A quick thought on JC Penney and the firing of their CEO. The bleeding was too much and now the CEO, a guy named Johnson, is gone.
Without investing a lot of energy researching the details nor insuring I have all the facts right … here is a quick summary of the situation and my own penny and a ½ thought.
A year and ½ ago. JC Penney is showing profits but becoming increasingly irrelevant in the category and shrinking as frightening levels.
They hire a new CEO <from outside the industry>. He decided to make “the big change.”
- On joining the firm, he said, “In the U.S., the department store has a chance to regain its status as the leader in style, the leader in excitement.
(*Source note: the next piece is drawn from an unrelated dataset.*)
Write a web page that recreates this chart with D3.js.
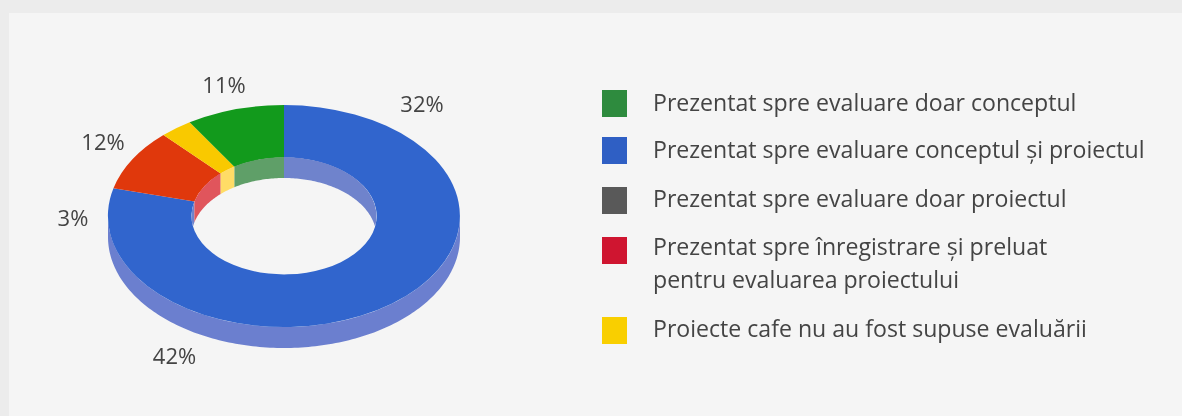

It will be a period of true innovation for this company.”
They institute the ‘big change.’
- Abruptly scrapping dubious pricing policies of marking up prices and then offering discounts, with heavy promotions, and coupons as well as incorporated new more fashionable items at reasonable prices all the time.
- The approach didn’t fare well with Penney’s customer base of bargain hunters. They rebelled, traffic declined.
Penney slowly returned to the prior era of pricing, with lots of promotions, lots of price-focused ads, and marked-up prices that would be later marked down.
JC Penney reports a $20+million loss.
<note: all his happens in 17 months>
I buy the fact the immediate priority for JCPenney is survival. Stop, or slow, the bleeding.
And I can guarantee a boatload of pundits will rush to the forefront suggesting the CEO didn’t understand the “woman buyer” or “how women like to shop.” <in other words … they will pull out Paco Underhill – the master of shopping psychology – and start saying ‘it’s the thrill of the hunt, not the buying. “>
He knew exactly what he was doing.
And you know what?
He may have been right and judging after 17 months is ludicrous.
Particularly after a knee jerk “whoa! Let’s go back to lots of promotions to bring people back” action.
The CEO was well aware of the mismatch between the vision, strategy and the existing management and culture.
But he was also aware that radical changes needed to be made <assuming everyone wanted to have a radical result>.
Penney’s aggressive discount practices had not only cut into pricing strategy <it had actually become their pricing strategy> but the company <and brand> had diminished in consumers’ heads.
Macy’s & Kohls were stealing Penney’s business.
The guy came in and decided to clearly re-position the company, and brand, in the marketplace.
Was it a misalignment with the portions of current customer base? You bet.
But wasn’t that the point?
And the new strategy was about authentic & honesty.
Geez. That’s a shitty strategy, huh?
I bet good ole Jacque Penney himself <assuming there was one> was standing up in heaven applauding that someone was actually implementing the original vision.
The vision was incredibly sound.
I was not in the board room but I envision no one forecasted this huge a loss … but, you know what? That is where conviction gets tested.
Shit. If Margaret Thatcher was a CEO she would have been fired after 17 months if this was the way of judging.
I am not suggesting the decision to move forward would have been right, nor easy, but judging in 17 months is ludicrous.
A boatload of people are going to rush to judge this event.
In fact what inspired me to write about this was one of the talking heads on CNN who unequivocally stated “this is going to be a poster case study in MBA schools for what not to do.”
That is not only silly but crazy.
The CEO had a clear vision to delight Penney customers. Nothing wrong about that.
But delighting customers is tricky.
And it gets even trickier when:
- The organization is not aligned
- And the organization <and outside financial world> panics.
We will never be able to judge this CEO nor the event.
Someone at JC Penney will bastardize the vision. People will be quick to point out the failure … but WE WILL NEVER KNOW if it was a failure or not.
How can we?
17 months for a massive organization like JC Penney? It would be crazy to think you could make the tanker sized business shift almost 180degrees in 17 months.
I love the vision he had.
I love the fact he actually was going back to the heritage of JC Penney. What it originally stood for.
I love the fact he recognized that brand is not a brand if it is simply promotion <or what some people may call ‘bargain’>.
Would I have implemented it differently than he did? Maybe. I don’t know. It is the infamous debate of gradual change versus quick change.
All I know is that change is painful.
Oh. I also know that dramatic results are dependent upon dramatic measures.
In the end … who knows what the ‘new JC Penney’ could have achieved after they had survived the change bloodbath.
Someone is gonna send me a note about “you have to survive.’ Well. Let me remind everyone of my ‘how far will you go’ post: http://brucemctague.com/how-far-would-you-go-to-solve-a-problem.
Sometimes organizations need to make dramatic changes to turn themselves around. The longer you permit your organization to go down the slippery slope of irrelevance the more dramatic the change has to be. And sometimes you find a leader with a good vision and the balls to implement the dramatic change.
Unfortunately … in today’s business world … no one seems to have the balls to do it.
What I will tell you is that JC Penney will now go the way of Woolworths & Wanamakers. Or maybe the Dollar Store will buy them.